While the principles of healthy eating apply to athletes and non-athletes alike, it is widely accepted that athletes have particular nutritional requirements for performing at their peak. Sports nutrition is a growing science and is now a degree program in some universities. Sports nutritionists are regularly employed by professional sporting teams and clubs to ensure that athletes are doing all that is possible to fuel themselves efficiently for their activities.
Rugby League is a strenuous and physically demanding sport that is played primarily in Australia, New Zealand, and England. The game is characterized by the strength, skill, and speed of its players, and combines ball movement, both kicking and passing, running, and heavy tackling. Teams score points by grounding the ball over their opposition’s try-line, by kicking ‘conversions’ after a try, by kicking penalty goals, or by kicking field goals. Games are 80 minutes long, with a half-time break, and are played by two teams of 13 players and 4 reserves.
A Rugby League year is divided into three phases: the pre-season, the season, and the off-season. At the professional level, the off-season is very short: only 1-2 months.
The game itself is physically demanding due to its physical nature, but as it is played in short bursts of activity, it is unlikely to deplete fuel resources. Players themselves are generally muscular and strong. There is now only a slight difference in the body types of forwards and backs, with forwards being slightly bigger, with a higher percentage of body fat.

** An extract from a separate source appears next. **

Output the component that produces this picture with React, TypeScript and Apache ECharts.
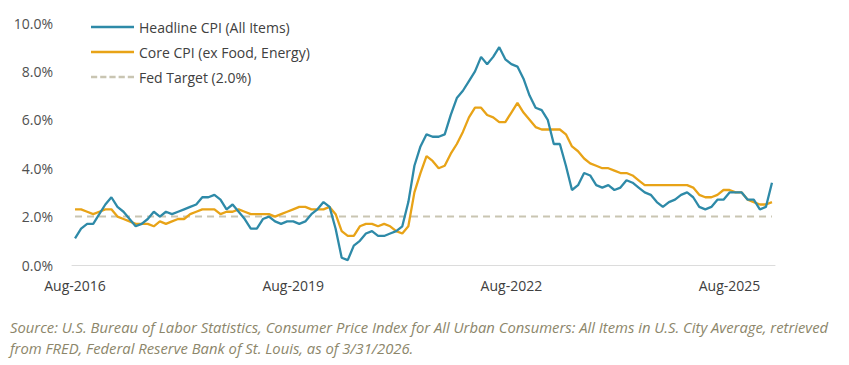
import React, { useEffect, useRef } from "react";
import * as echarts from "echarts";

const MONTHS = ["Jan", "Feb", "Mar", "Apr", "May", "Jun", "Jul", "Aug", "Sep", "Oct", "Nov", "Dec"];
// Monthly from Aug-2016 to Mar-2026
const START_YEAR = 2016;
const START_MONTH = 7; // Aug (0-based)
const N_MONTHS = 116;
const categories: string[] = [];
for (let i = 0; i < N_MONTHS; i++) {
  const mi = START_MONTH + i;
  categories.push(`${MONTHS[mi % 12]}-${START_YEAR + Math.floor(mi / 12)}`);
}

const headlineCPI = [
  // 2016 Aug-Dec
  1.1, 1.5, 1.7, 1.7, 2.1,
  // 2017
  2.5, 2.8, 2.4, 2.2, 1.9, 1.6, 1.7, 1.9, 2.2, 2.0, 2.2, 2.1,
  // 2018
  2.2, 2.3, 2.4, 2.5, 2.8, 2.8, 2.9, 2.7, 2.3, 2.5, 2.2, 1.9,
  // 2019
  1.5, 1.5, 1.9, 2.0, 1.8, 1.7, 1.8, 1.8, 1.7, 1.8, 2.1, 2.3,
  // 2020
  2.6, 2.4, 1.5, 0.3, 0.2, 0.8, 1.0, 1.3, 1.4, 1.2, 1.2, 1.3,
  // 2021
  1.4, 1.6, 2.6, 4.1, 4.9, 5.4, 5.3, 5.3, 5.4, 6.2, 6.9, 7.2,
  // 2022
  7.6, 8.0, 8.6, 8.3, 8.6, 9.0, 8.5, 8.3, 8.2, 7.7, 7.0, 6.5,
  // 2023
  6.4, 6.0, 5.0, 5.0, 4.1, 3.1, 3.3, 3.8, 3.7, 3.3, 3.2, 3.3,
  // 2024
  3.1, 3.2, 3.5, 3.4, 3.2, 3.0, 2.9, 2.6, 2.4, 2.6, 2.7, 2.9,
  // 2025
  3.0, 2.8, 2.4, 2.3, 2.4, 2.7, 2.7, 3.0, 3.0, 3.0, 2.7, 2.7,
  // 2026 Jan-Mar
  2.3, 2.4, 3.4,
];

const coreCPI = [
  // 2016 Aug-Dec
  2.3, 2.3, 2.2, 2.1, 2.2,
  // 2017
  2.3, 2.3, 2.0, 1.9, 1.8, 1.7, 1.7, 1.7, 1.6, 1.8, 1.7, 1.8,
  // 2018
  1.9, 1.9, 2.1, 2.2, 2.3, 2.3, 2.3, 2.1, 2.2, 2.2, 2.3, 2.2,
  // 2019
  2.1, 2.1, 2.1, 2.1, 2.0, 2.1, 2.2, 2.3, 2.4, 2.4, 2.3, 2.3,
  // 2020
  2.3, 2.4, 2.1, 1.4, 1.2, 1.2, 1.6, 1.7, 1.7, 1.6, 1.7, 1.6,
  // 2021
  1.4, 1.3, 1.6, 3.0, 3.8, 4.5, 4.3, 4.0, 4.1, 4.6, 5.0, 5.5,
  // 2022
  6.1, 6.5, 6.5, 6.2, 6.1, 5.9, 5.9, 6.3, 6.7, 6.3, 6.0, 5.7,
  // 2023
  5.6, 5.6, 5.6, 5.6, 5.4, 4.9, 4.7, 4.4, 4.2, 4.1, 4.0, 4.0,
  // 2024
  3.9, 3.8, 3.8, 3.7, 3.5, 3.3, 3.3, 3.3, 3.3, 3.3, 3.3, 3.3,
  // 2025
  3.3, 3.2, 2.9, 2.8, 2.8, 2.9, 3.1, 3.1, 3.0, 3.0, 2.7, 2.6,
  // 2026 Jan-Mar
  2.5, 2.5, 2.6,
];

const FED_TARGET = 2.0;
const fedTarget = categories.map(() => FED_TARGET);

const Y_MIN = 0;
const Y_MAX = 10;
const Y_INTERVAL = 2;

const SERIES_NAMES = ["Headline CPI (All Items)", "Core CPI (ex Food, Energy)", "Fed Target (2.0%)"];
const SOURCE_LINES = [
  "Source: U.S. Bureau of Labor Statistics, Consumer Price Index for All Urban Consumers: All Items in U.S. City Average, retrieved",
  "from FRED, Federal Reserve Bank of St. Louis, as of 3/31/2026.",
];

const FONT = "'Open Sans', 'Noto Sans', sans-serif";

const COLOR_HEAD = "#2e8aa8";
const COLOR_CORE = "#e8a317";
const COLOR_FED = "#c9c5b2";

// legend icons: a thin line centred in a 43x14 box, and a dashed version
const SOLID_ICON = "path://M0,0M43,14M0,5.8H43V8.2H0Z";
const DASH_ICON =
  "path://M0,0M43,14M0,5.8H6.2V8.2H0Z M9.2,5.8H15.4V8.2H9.2Z M18.4,5.8H24.6V8.2H18.4Z M27.6,5.8H33.8V8.2H27.6Z M36.8,5.8H43V8.2H36.8Z";

export default function App() {
  const ref = useRef<HTMLDivElement>(null);
  useEffect(() => {
    if (!ref.current) return;
    const chart = echarts.init(ref.current, undefined, { renderer: "svg" });
    chart.setOption({
      animation: false,
      backgroundColor: "#ffffff",
      grid: { left: 72, right: 74, top: 23, bottom: 100, containLabel: false },
      legend: {
        orient: "vertical",
        left: 91,
        top: 20,
        padding: 0,
        itemWidth: 43,
        itemHeight: 14,
        itemGap: 11,
        textStyle: { fontFamily: FONT, fontSize: 14, color: "#404040" },
        data: [
          { name: SERIES_NAMES[0], icon: SOLID_ICON },
          { name: SERIES_NAMES[1], icon: SOLID_ICON },
          { name: SERIES_NAMES[2], icon: DASH_ICON },
        ],
      },
      xAxis: {
        type: "category",
        data: categories,
        boundaryGap: true,
        axisLine: { lineStyle: { color: "#dcdcdc", width: 1 } },
        axisTick: { show: false },
        axisLabel: {
          interval: 35,
          margin: 13,
          fontFamily: FONT,
          fontSize: 14,
          color: "#404040",
        },
        splitLine: { show: false },
      },
      yAxis: {
        type: "value",
        min: Y_MIN,
        max: Y_MAX,
        interval: Y_INTERVAL,
        axisLine: { show: false },
        axisTick: { show: false },
        splitLine: { show: false },
        axisLabel: {
          margin: 19,
          fontFamily: FONT,
          fontSize: 14,
          color: "#505050",
          formatter: (v: number) => v.toFixed(1) + "%",
        },
      },
      series: [
        {
          name: SERIES_NAMES[2],
          type: "line",
          data: fedTarget,
          symbol: "none",
          z: 1,
          lineStyle: { color: COLOR_FED, width: 2, type: [7, 5] },
          itemStyle: { color: COLOR_FED },
        },
        {
          name: SERIES_NAMES[1],
          type: "line",
          data: coreCPI,
          symbol: "none",
          z: 2,
          lineStyle: { color: COLOR_CORE, width: 2.3 },
          itemStyle: { color: COLOR_CORE },
        },
        {
          name: SERIES_NAMES[0],
          type: "line",
          data: headlineCPI,
          symbol: "none",
          z: 3,
          lineStyle: { color: COLOR_HEAD, width: 2.3 },
          itemStyle: { color: COLOR_HEAD },
        },
      ],
      graphic: SOURCE_LINES.map((t, i) => ({
        type: "text",
        left: 10,
        top: 319 + i * 21,
        style: {
          text: t,
          fontFamily: FONT,
          fontStyle: "italic",
          fontSize: 14.8,
          fill: "#8c866a",
        },
      })),
    });
    return () => chart.dispose();
  }, []);
  return (
    <div
      ref={ref}
      style={{ position: "fixed", left: 0, top: 0, width: 849, height: 365, background: "#fff" }}
    />
  );
}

These days, Rugby League clubs are more often employing the services of a sports nutritionist, although entrenched cultural values, including drinking with teammates, mean their efforts are not always as successful as they could be. Astute clubs provide dietitians for their young members, teaching them about appropriate foods and how to prepare them. Rugby League players require a diet that focuses on supplying energy through nutrient-dense carbohydrates, with moderate amounts of lean protein, such as lean meat, along with smaller amounts of fat and refined sugars. While Rugby League is not as taxing on the aerobic energy system as other football sports, players must work hard to renew their carbohydrate stores between training and game time to perform optimally.
Many players struggle with maintaining an optimal balance between gaining muscle mass without gaining excess body fat. Fad diets or the latest “muscle-building supplements” should be avoided in favor of considered eating habits. The extra kilojoules required for “bulking up”, should come from low-fat, carbohydrate-rich foods like low-fat yogurt, bananas, or cereal, rather than from alcohol, high-fat or high-sugar foods.
Before matches, players should consume a light, high-carbohydrate meal such as breakfast cereal and fruit, sandwiches, light pasta, or potato. Fluid intake is vital before and during matches to reduce the risk of dehydration and to ensure skill and judgment are not impaired.